Take the lines from the beginning of the material through the line containing "const intensityTickLabels = ['0', '1', '2', '3', '4'];" and retype them exactly, leaving the pictures out.

[START OF Provided data]

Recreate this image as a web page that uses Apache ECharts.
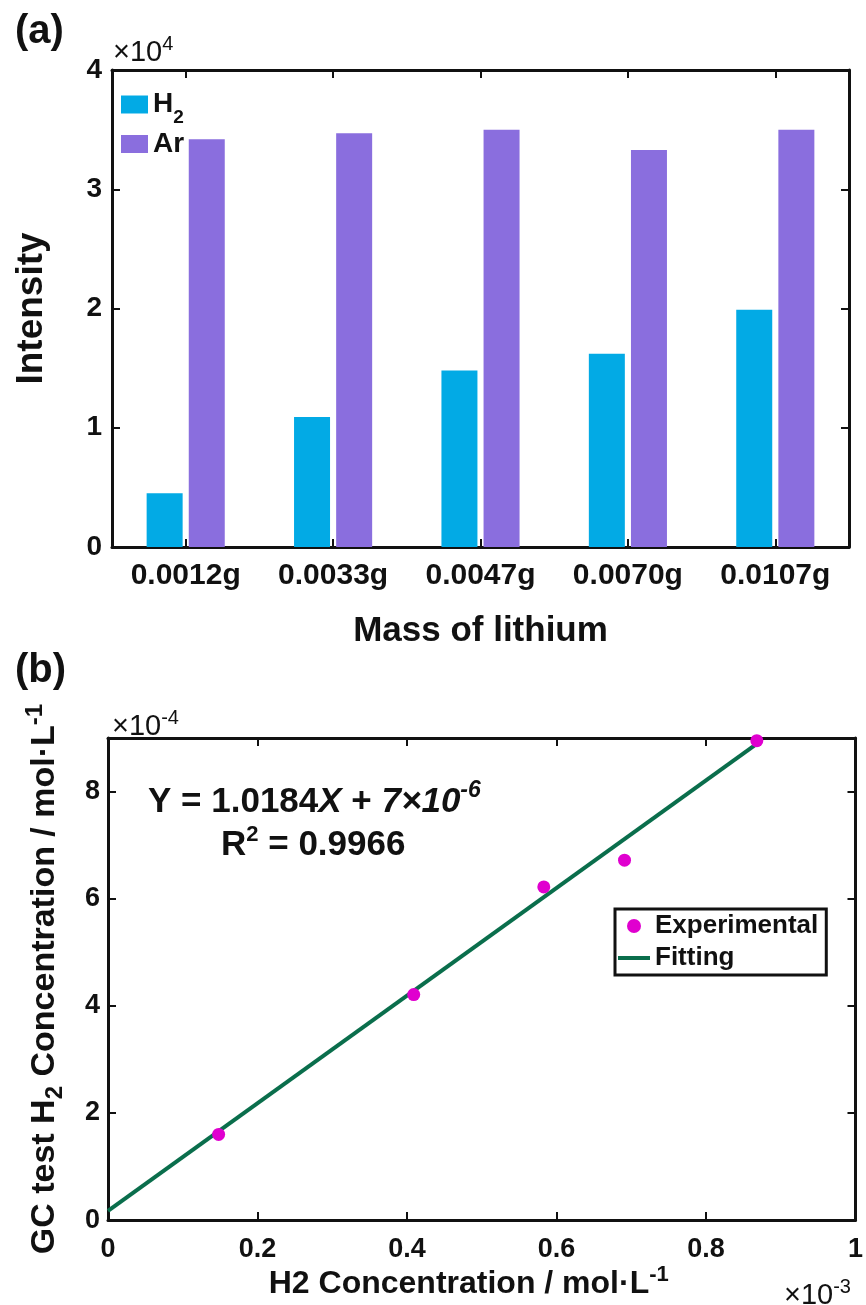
<!DOCTYPE html>
<html><head><meta charset="utf-8">
<script src="https://cdn.jsdelivr.net/npm/echarts@6/dist/echarts.min.js"></script>
<style>html,body{margin:0;padding:0;background:#fff}#c{width:866px;height:1305px}</style>
</head><body><div id="c"></div>
<script>
// ---- Panel (a) data ----
const massCategories = ['0.0012g', '0.0033g', '0.0047g', '0.0070g', '0.0107g'];
const h2Intensity = [4500, 10900, 14800, 16200, 19900];
const arIntensity = [34200, 34700, 35000, 33300, 35000];
const intensityTickLabels = ['0', '1', '2', '3', '4']; // x10^4

// ---- Panel (b) data (x in 1e-3 mol/L, y in 1e-4 mol/L) ----
const expX = [0.148, 0.409, 0.583, 0.691, 0.868];
const expY = [1.60, 4.21, 6.22, 6.72, 8.95];
const fitX = [0, 0.866];
const fitY = [0.17, 8.87];

const F = "'Liberation Sans', Arial, sans-serif";
const INK = '#111';
const frameLine = { show: true, onZero: false, lineStyle: { color: INK, width: 3 } };
const tickIn = { show: true, inside: true, length: 8, lineStyle: { color: INK, width: 2 } };

const chart = echarts.init(document.getElementById('c'), null, { renderer: 'canvas' });

const option = {
  animation: false,
  backgroundColor: '#fff',
  textStyle: { fontFamily: F },
  grid: [
    { left: 112, right: 17, top: 70, height: 477 },
    { left: 108, right: 7, top: 738, height: 484 }
  ],
  xAxis: [
    {
      gridIndex: 0, type: 'category', data: massCategories, position: 'bottom',
      axisLine: frameLine, axisTick: Object.assign({ alignWithLabel: true }, tickIn),
      axisLabel: { fontSize: 30, fontWeight: 'bold', color: INK, margin: 14, fontFamily: F },
      name: 'Mass of lithium', nameLocation: 'middle', nameGap: 67,
      nameTextStyle: { fontSize: 35, fontWeight: 'bold', color: INK, lineHeight: 35, fontFamily: F }
    },
    {
      gridIndex: 0, type: 'category', data: massCategories, position: 'top',
      axisLine: frameLine, axisTick: Object.assign({ alignWithLabel: true }, tickIn),
      axisLabel: { show: false }
    },
    {
      gridIndex: 1, type: 'value', min: 0, max: 1, interval: 0.2, position: 'bottom',
      axisLine: frameLine, axisTick: tickIn, splitLine: { show: false },
      axisLabel: { fontSize: 27, fontWeight: 'bold', color: INK, margin: 16, fontFamily: F },
      name: 'H2 Concentration / mol·L{sup|-1}', nameLocation: 'middle', nameGap: 41,
      nameTextStyle: {
        fontSize: 32, fontWeight: 'bold', color: INK, lineHeight: 34, fontFamily: F, padding: [0, 26, 0, 0],
        rich: { sup: { fontSize: 22, fontWeight: 'bold', color: INK, lineHeight: 22, padding: [0, 0, 18, 0], fontFamily: F } }
      }
    },
    {
      gridIndex: 1, type: 'value', min: 0, max: 1, interval: 0.2, position: 'top',
      axisLine: frameLine, axisTick: tickIn, splitLine: { show: false }, axisLabel: { show: false }
    }
  ],
  yAxis: [
    {
      gridIndex: 0, type: 'value', min: 0, max: 40000, interval: 10000, position: 'left',
      axisLine: frameLine, axisTick: tickIn, splitLine: { show: false },
      axisLabel: { fontSize: 28, fontWeight: 'bold', color: INK, margin: 10, fontFamily: F,
        formatter: v => intensityTickLabels[Math.round(v / 10000)] },
      name: 'Intensity', nameLocation: 'middle', nameGap: 62,
      nameTextStyle: { fontSize: 37, fontWeight: 'bold', color: INK, lineHeight: 37, fontFamily: F }
    },
    {
      gridIndex: 0, type: 'value', min: 0, max: 40000, interval: 10000, position: 'right',
      axisLine: frameLine, axisTick: tickIn, splitLine: { show: false }, axisLabel: { show: false }
    },
    {
      gridIndex: 1, type: 'value', min: 0, max: 9, interval: 2, position: 'left',
      axisLine: frameLine, axisTick: tickIn, splitLine: { show: false },
      axisLabel: { fontSize: 27, fontWeight: 'bold', color: INK, margin: 8, fontFamily: F, showMaxLabel: false },
      name: 'GC test H{sub|2} Concentration / mol·L{sup|-1}', nameLocation: 'middle', nameGap: 45,
      nameTextStyle: {
        fontSize: 34, fontWeight: 'bold', color: INK, lineHeight: 36, fontFamily: F,
        rich: {
          sub: { fontSize: 24, fontWeight: 'bold', color: INK, lineHeight: 24, padding: [20, 0, 0, 0], fontFamily: F },
          sup: { fontSize: 24, fontWeight: 'bold', color: INK, lineHeight: 24, padding: [0, 0, 20, 0], fontFamily: F }
        }
      }
    },
    {
      gridIndex: 1, type: 'value', min: 0, max: 9, interval: 2, position: 'right',
      axisLine: frameLine, axisTick: tickIn, splitLine: { show: false }, axisLabel: { show: false }
    }
  ],
  legend: [
    {
      data: ['H2', 'Ar'], orient: 'vertical', left: 121, top: 82, icon: 'rect',
      itemWidth: 27, itemHeight: 18, itemGap: 2, itemTextGap: 3, padding: 0,
      formatter: n => n === 'H2' ? 'H{sub|2}' : n,
      textStyle: {
        fontSize: 28, fontWeight: 'bold', color: INK, lineHeight: 30, fontFamily: F,
        rich: { sub: { fontSize: 19, fontWeight: 'bold', color: INK, lineHeight: 19, padding: [26, 0, 0, 0], fontFamily: F } }
      }
    },
    {
      data: [
        { name: 'Experimental', icon: 'circle' },
        { name: 'Fitting', icon: 'path://M0,0H32V4H0Z' }
      ],
      orient: 'vertical', left: 615, top: 909, symbolKeepAspect: true,
      itemWidth: 32, itemHeight: 14, itemGap: 4, itemTextGap: 4, padding: [3, 8, 3, 3],
      borderColor: INK, borderWidth: 3, backgroundColor: '#fff',
      textStyle: { fontSize: 26, fontWeight: 'bold', color: INK, lineHeight: 28, fontFamily: F }
    }
  ],
  series: [
    { type: 'bar', name: 'H2', xAxisIndex: 0, yAxisIndex: 0, data: h2Intensity,
      barWidth: 36, barGap: '17%', itemStyle: { color: '#02AAE5' } },
    { type: 'bar', name: 'Ar', xAxisIndex: 0, yAxisIndex: 0, data: arIntensity,
      barWidth: 36, barGap: '17%', itemStyle: { color: '#8A6EDE' } },
    { type: 'line', name: 'Fitting', xAxisIndex: 2, yAxisIndex: 2,
      data: fitX.map((x, i) => [x, fitY[i]]), symbol: 'none',
      lineStyle: { color: '#0A6E4C', width: 4 }, itemStyle: { color: '#0A6E4C' }, z: 2 },
    { type: 'scatter', name: 'Experimental', xAxisIndex: 2, yAxisIndex: 2,
      data: expX.map((x, i) => [x, expY[i]]), symbolSize: 13,
      itemStyle: { color: '#E000CF', opacity: 1 }, z: 3 }
  ],
  graphic: [
    { type: 'text', left: 15, top: 12, style: { text: '(a)', fontSize: 40, fontWeight: 'bold', fill: INK, fontFamily: F } },
    { type: 'text', left: 15, top: 651, style: { text: '(b)', fontSize: 40, fontWeight: 'bold', fill: INK, fontFamily: F } },
    { type: 'text', x: 113, y: 53, style: { text: '{n|×10}{s|4}', verticalAlign: 'middle', fontFamily: F,
        rich: { n: { fontSize: 29, fill: INK, fontFamily: F }, s: { fontSize: 20, fill: INK, padding: [0, 0, 18, 0], fontFamily: F } } } },
    { type: 'text', x: 112, y: 727, style: { text: '{n|×10}{s|-4}', verticalAlign: 'middle', fontFamily: F,
        rich: { n: { fontSize: 29, fill: INK, fontFamily: F }, s: { fontSize: 20, fill: INK, padding: [0, 0, 18, 0], fontFamily: F } } } },
    { type: 'text', x: 784, y: 1296, style: { text: '{n|×10}{s|-3}', verticalAlign: 'middle', fontFamily: F,
        rich: { n: { fontSize: 29, fill: INK, fontFamily: F }, s: { fontSize: 20, fill: INK, padding: [0, 0, 18, 0], fontFamily: F } } } },
    { type: 'text', x: 148, y: 802, z: 10, style: {
        text: '{t|Y = 1.0184}{i|X}{t| + }{i|7×10}{s|-6}', verticalAlign: 'middle', fontFamily: F,
        rich: {
          t: { fontSize: 35, fontWeight: 'bold', fill: INK, fontFamily: F },
          i: { fontSize: 35, fontWeight: 'bold', fontStyle: 'italic', fill: INK, fontFamily: F },
          s: { fontSize: 23, fontWeight: 'bold', fontStyle: 'italic', fill: INK, padding: [0, 0, 22, 0], fontFamily: F }
        } } },
    { type: 'text', x: 221, y: 845, z: 10, style: {
        text: '{t|R}{s|2}{t| = 0.9966}', verticalAlign: 'middle', fontFamily: F,
        rich: {
          t: { fontSize: 35, fontWeight: 'bold', fill: INK, fontFamily: F },
          s: { fontSize: 22, fontWeight: 'bold', fill: INK, padding: [0, 0, 20, 0], fontFamily: F }
        } } }
  ]
};
chart.setOption(option);
</script>
</body></html>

[END OF Provided data]

Task result:
Recreate this image as a web page that uses Apache ECharts.
<!DOCTYPE html>
<html><head><meta charset="utf-8">
<script src="https://cdn.jsdelivr.net/npm/echarts@6/dist/echarts.min.js"></script>
<style>html,body{margin:0;padding:0;background:#fff}#c{width:866px;height:1305px}</style>
</head><body><div id="c"></div>
<script>
// ---- Panel (a) data ----
const massCategories = ['0.0012g', '0.0033g', '0.0047g', '0.0070g', '0.0107g'];
const h2Intensity = [4500, 10900, 14800, 16200, 19900];
const arIntensity = [34200, 34700, 35000, 33300, 35000];
const intensityTickLabels = ['0', '1', '2', '3', '4']; // x10^4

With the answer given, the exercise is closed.